[THE EXERCISE] Copy the data that follows, character for character, minus the pictures.

[DATA]

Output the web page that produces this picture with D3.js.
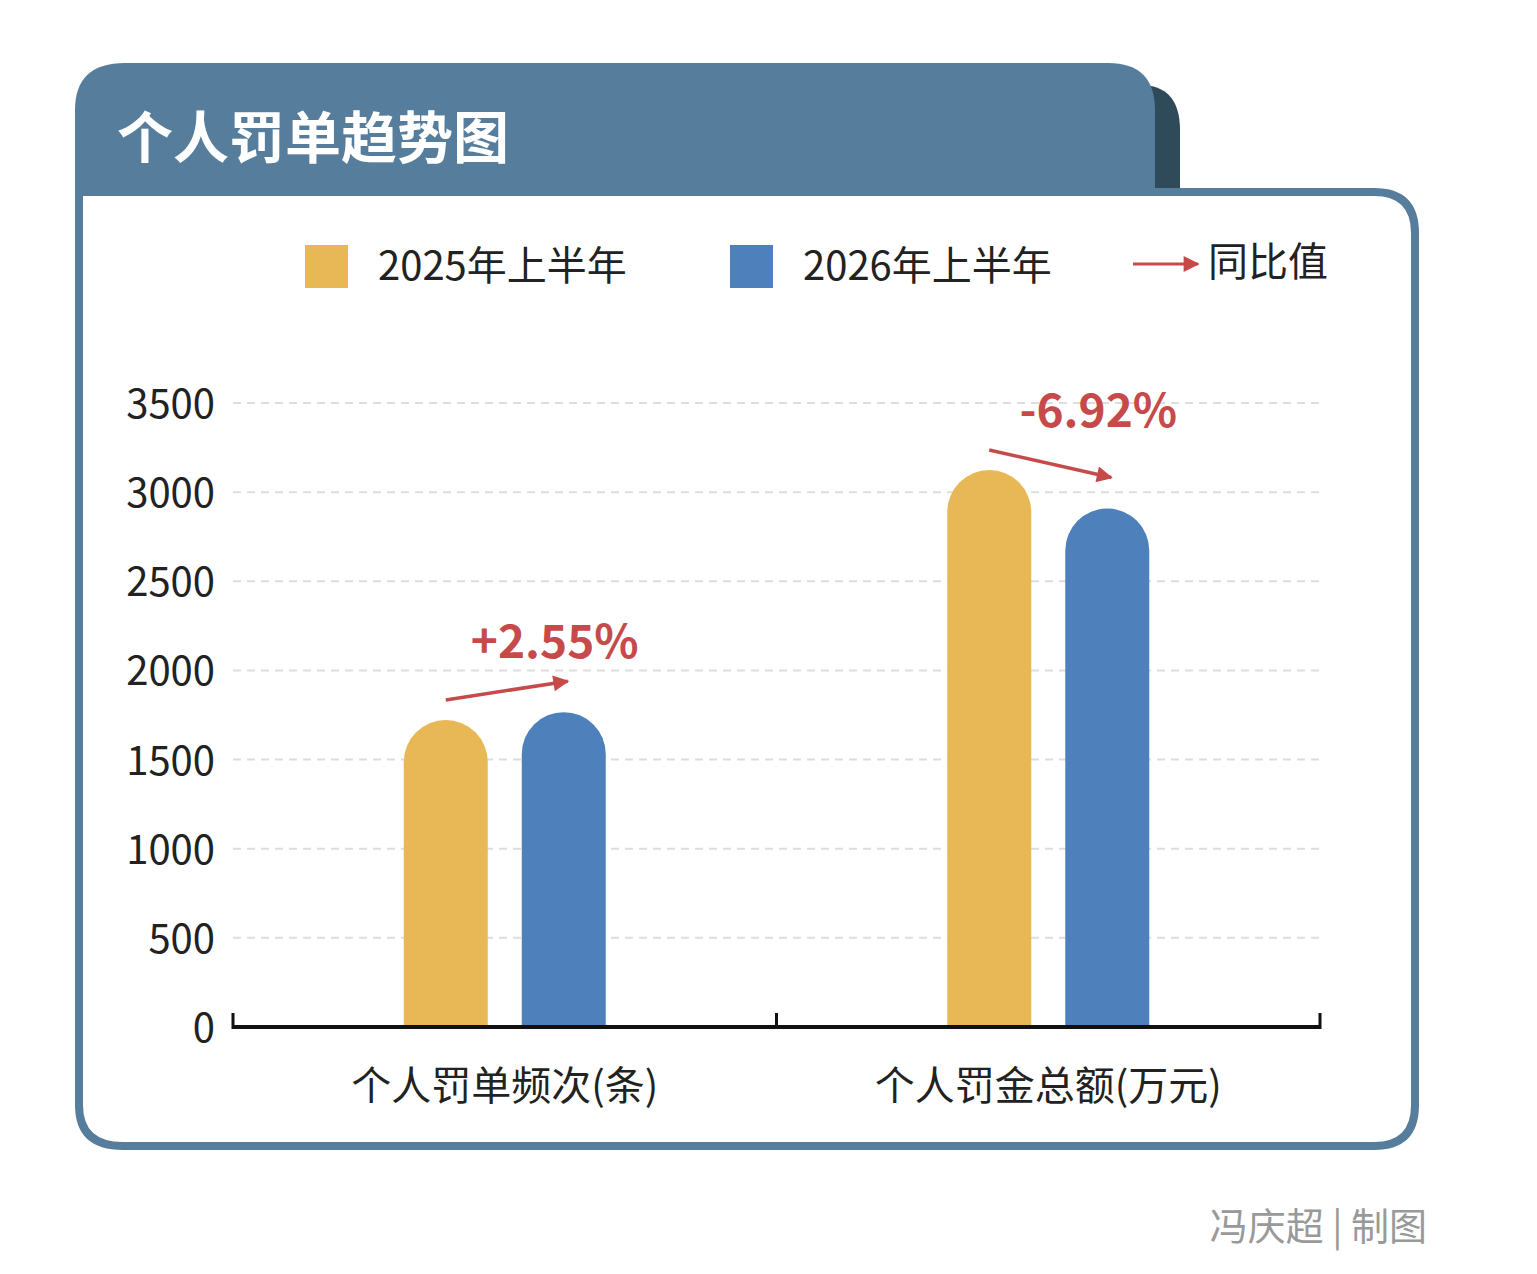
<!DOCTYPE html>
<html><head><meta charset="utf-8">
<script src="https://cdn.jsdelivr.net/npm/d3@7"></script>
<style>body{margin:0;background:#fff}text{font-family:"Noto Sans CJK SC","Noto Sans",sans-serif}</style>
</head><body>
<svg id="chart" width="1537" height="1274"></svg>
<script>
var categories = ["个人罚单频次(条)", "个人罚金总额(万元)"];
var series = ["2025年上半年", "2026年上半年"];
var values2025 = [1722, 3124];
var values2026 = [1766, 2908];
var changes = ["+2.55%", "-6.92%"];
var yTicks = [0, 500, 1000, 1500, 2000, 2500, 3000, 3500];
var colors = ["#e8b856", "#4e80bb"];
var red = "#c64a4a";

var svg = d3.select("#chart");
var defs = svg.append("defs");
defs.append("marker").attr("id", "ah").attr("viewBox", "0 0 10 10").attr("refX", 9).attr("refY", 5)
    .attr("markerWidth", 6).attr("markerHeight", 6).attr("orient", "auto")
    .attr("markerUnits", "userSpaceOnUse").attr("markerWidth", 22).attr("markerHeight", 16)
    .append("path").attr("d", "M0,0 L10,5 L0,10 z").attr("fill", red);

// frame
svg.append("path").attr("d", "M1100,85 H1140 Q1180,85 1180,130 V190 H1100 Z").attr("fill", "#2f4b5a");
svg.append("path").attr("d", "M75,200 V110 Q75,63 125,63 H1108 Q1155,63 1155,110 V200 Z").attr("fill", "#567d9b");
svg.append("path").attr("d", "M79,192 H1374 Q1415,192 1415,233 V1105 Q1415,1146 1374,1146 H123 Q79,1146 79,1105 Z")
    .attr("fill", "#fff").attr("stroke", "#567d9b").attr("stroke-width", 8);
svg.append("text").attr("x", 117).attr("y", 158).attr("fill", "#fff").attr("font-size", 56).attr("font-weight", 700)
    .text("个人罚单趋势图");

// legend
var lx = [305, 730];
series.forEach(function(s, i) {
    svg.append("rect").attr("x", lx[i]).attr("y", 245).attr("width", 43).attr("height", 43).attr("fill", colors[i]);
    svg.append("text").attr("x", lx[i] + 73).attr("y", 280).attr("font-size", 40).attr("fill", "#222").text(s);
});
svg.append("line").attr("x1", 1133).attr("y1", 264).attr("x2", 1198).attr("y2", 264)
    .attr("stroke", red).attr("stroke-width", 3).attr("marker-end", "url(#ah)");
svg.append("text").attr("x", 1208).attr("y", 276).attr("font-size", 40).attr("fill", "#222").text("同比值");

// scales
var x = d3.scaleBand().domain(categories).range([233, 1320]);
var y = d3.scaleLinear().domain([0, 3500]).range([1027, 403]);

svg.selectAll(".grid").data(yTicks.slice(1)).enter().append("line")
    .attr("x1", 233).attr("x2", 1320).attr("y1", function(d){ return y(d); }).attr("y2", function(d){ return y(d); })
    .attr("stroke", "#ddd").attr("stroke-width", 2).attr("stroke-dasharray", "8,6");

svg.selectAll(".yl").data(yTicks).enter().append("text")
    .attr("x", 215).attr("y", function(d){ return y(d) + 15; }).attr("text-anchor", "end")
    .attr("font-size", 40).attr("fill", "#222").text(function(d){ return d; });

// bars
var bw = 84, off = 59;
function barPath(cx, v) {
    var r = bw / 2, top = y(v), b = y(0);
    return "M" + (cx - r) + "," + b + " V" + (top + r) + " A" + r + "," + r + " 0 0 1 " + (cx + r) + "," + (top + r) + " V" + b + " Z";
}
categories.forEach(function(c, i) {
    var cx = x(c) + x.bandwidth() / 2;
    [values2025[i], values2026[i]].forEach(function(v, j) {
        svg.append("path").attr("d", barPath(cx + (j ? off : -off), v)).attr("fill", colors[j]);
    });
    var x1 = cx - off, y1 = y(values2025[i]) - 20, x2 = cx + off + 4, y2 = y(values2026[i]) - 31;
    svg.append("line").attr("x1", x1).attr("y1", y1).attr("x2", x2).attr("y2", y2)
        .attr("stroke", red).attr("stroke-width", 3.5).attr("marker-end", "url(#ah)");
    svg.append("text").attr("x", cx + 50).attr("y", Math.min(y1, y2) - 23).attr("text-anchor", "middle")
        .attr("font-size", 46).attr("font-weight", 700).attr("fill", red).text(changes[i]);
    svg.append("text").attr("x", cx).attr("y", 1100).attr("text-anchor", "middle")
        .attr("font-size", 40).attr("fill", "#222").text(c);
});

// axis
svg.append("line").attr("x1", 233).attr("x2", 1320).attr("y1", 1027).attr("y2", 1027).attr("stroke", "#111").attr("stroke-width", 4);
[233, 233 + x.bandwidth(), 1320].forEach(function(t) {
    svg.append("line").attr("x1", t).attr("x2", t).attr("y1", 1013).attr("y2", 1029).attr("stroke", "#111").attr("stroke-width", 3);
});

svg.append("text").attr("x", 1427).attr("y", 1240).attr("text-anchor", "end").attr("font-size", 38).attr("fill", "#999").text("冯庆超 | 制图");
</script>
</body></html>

[TASK RESPONSE]
Output the web page that produces this picture with D3.js.
<!DOCTYPE html>
<html><head><meta charset="utf-8">
<script src="https://cdn.jsdelivr.net/npm/d3@7"></script>
<style>body{margin:0;background:#fff}text{font-family:"Noto Sans CJK SC","Noto Sans",sans-serif}</style>
</head><body>
<svg id="chart" width="1537" height="1274"></svg>
<script>
var categories = ["个人罚单频次(条)", "个人罚金总额(万元)"];
var series = ["2025年上半年", "2026年上半年"];
var values2025 = [1722, 3124];
var values2026 = [1766, 2908];
var changes = ["+2.55%", "-6.92%"];
var yTicks = [0, 500, 1000, 1500, 2000, 2500, 3000, 3500];
var colors = ["#e8b856", "#4e80bb"];
var red = "#c64a4a";

var svg = d3.select("#chart");
var defs = svg.append("defs");
defs.append("marker").attr("id", "ah").attr("viewBox", "0 0 10 10").attr("refX", 9).attr("refY", 5)
    .attr("markerWidth", 6).attr("markerHeight", 6).attr("orient", "auto")
    .attr("markerUnits", "userSpaceOnUse").attr("markerWidth", 22).attr("markerHeight", 16)
    .append("path").attr("d", "M0,0 L10,5 L0,10 z").attr("fill", red);

// frame
svg.append("path").attr("d", "M1100,85 H1140 Q1180,85 1180,130 V190 H1100 Z").attr("fill", "#2f4b5a");
svg.append("path").attr("d", "M75,200 V110 Q75,63 125,63 H1108 Q1155,63 1155,110 V200 Z").attr("fill", "#567d9b");
svg.append("path").attr("d", "M79,192 H1374 Q1415,192 1415,233 V1105 Q1415,1146 1374,1146 H123 Q79,1146 79,1105 Z")
    .attr("fill", "#fff").attr("stroke", "#567d9b").attr("stroke-width", 8);
svg.append("text").attr("x", 117).attr("y", 158).attr("fill", "#fff").attr("font-size", 56).attr("font-weight", 700)
    .text("个人罚单趋势图");

// legend
var lx = [305, 730];
series.forEach(function(s, i) {
    svg.append("rect").attr("x", lx[i]).attr("y", 245).attr("width", 43).attr("height", 43).attr("fill", colors[i]);
    svg.append("text").attr("x", lx[i] + 73).attr("y", 280).attr("font-size", 40).attr("fill", "#222").text(s);
});
svg.append("line").attr("x1", 1133).attr("y1", 264).attr("x2", 1198).attr("y2", 264)
    .attr("stroke", red).attr("stroke-width", 3).attr("marker-end", "url(#ah)");
svg.append("text").attr("x", 1208).attr("y", 276).attr("font-size", 40).attr("fill", "#222").text("同比值");

// scales
var x = d3.scaleBand().domain(categories).range([233, 1320]);
var y = d3.scaleLinear().domain([0, 3500]).range([1027, 403]);

svg.selectAll(".grid").data(yTicks.slice(1)).enter().append("line")
    .attr("x1", 233).attr("x2", 1320).attr("y1", function(d){ return y(d); }).attr("y2", function(d){ return y(d); })
    .attr("stroke", "#ddd").attr("stroke-width", 2).attr("stroke-dasharray", "8,6");

svg.selectAll(".yl").data(yTicks).enter().append("text")
    .attr("x", 215).attr("y", function(d){ return y(d) + 15; }).attr("text-anchor", "end")
    .attr("font-size", 40).attr("fill", "#222").text(function(d){ return d; });

// bars
var bw = 84, off = 59;
function barPath(cx, v) {
    var r = bw / 2, top = y(v), b = y(0);
    return "M" + (cx - r) + "," + b + " V" + (top + r) + " A" + r + "," + r + " 0 0 1 " + (cx + r) + "," + (top + r) + " V" + b + " Z";
}
categories.forEach(function(c, i) {
    var cx = x(c) + x.bandwidth() / 2;
    [values2025[i], values2026[i]].forEach(function(v, j) {
        svg.append("path").attr("d", barPath(cx + (j ? off : -off), v)).attr("fill", colors[j]);
    });
    var x1 = cx - off, y1 = y(values2025[i]) - 20, x2 = cx + off + 4, y2 = y(values2026[i]) - 31;
    svg.append("line").attr("x1", x1).attr("y1", y1).attr("x2", x2).attr("y2", y2)
        .attr("stroke", red).attr("stroke-width", 3.5).attr("marker-end", "url(#ah)");
    svg.append("text").attr("x", cx + 50).attr("y", Math.min(y1, y2) - 23).attr("text-anchor", "middle")
        .attr("font-size", 46).attr("font-weight", 700).attr("fill", red).text(changes[i]);
    svg.append("text").attr("x", cx).attr("y", 1100).attr("text-anchor", "middle")
        .attr("font-size", 40).attr("fill", "#222").text(c);
});

// axis
svg.append("line").attr("x1", 233).attr("x2", 1320).attr("y1", 1027).attr("y2", 1027).attr("stroke", "#111").attr("stroke-width", 4);
[233, 233 + x.bandwidth(), 1320].forEach(function(t) {
    svg.append("line").attr("x1", t).attr("x2", t).attr("y1", 1013).attr("y2", 1029).attr("stroke", "#111").attr("stroke-width", 3);
});

svg.append("text").attr("x", 1427).attr("y", 1240).attr("text-anchor", "end").attr("font-size", 38).attr("fill", "#999").text("冯庆超 | 制图");
</script>
</body></html>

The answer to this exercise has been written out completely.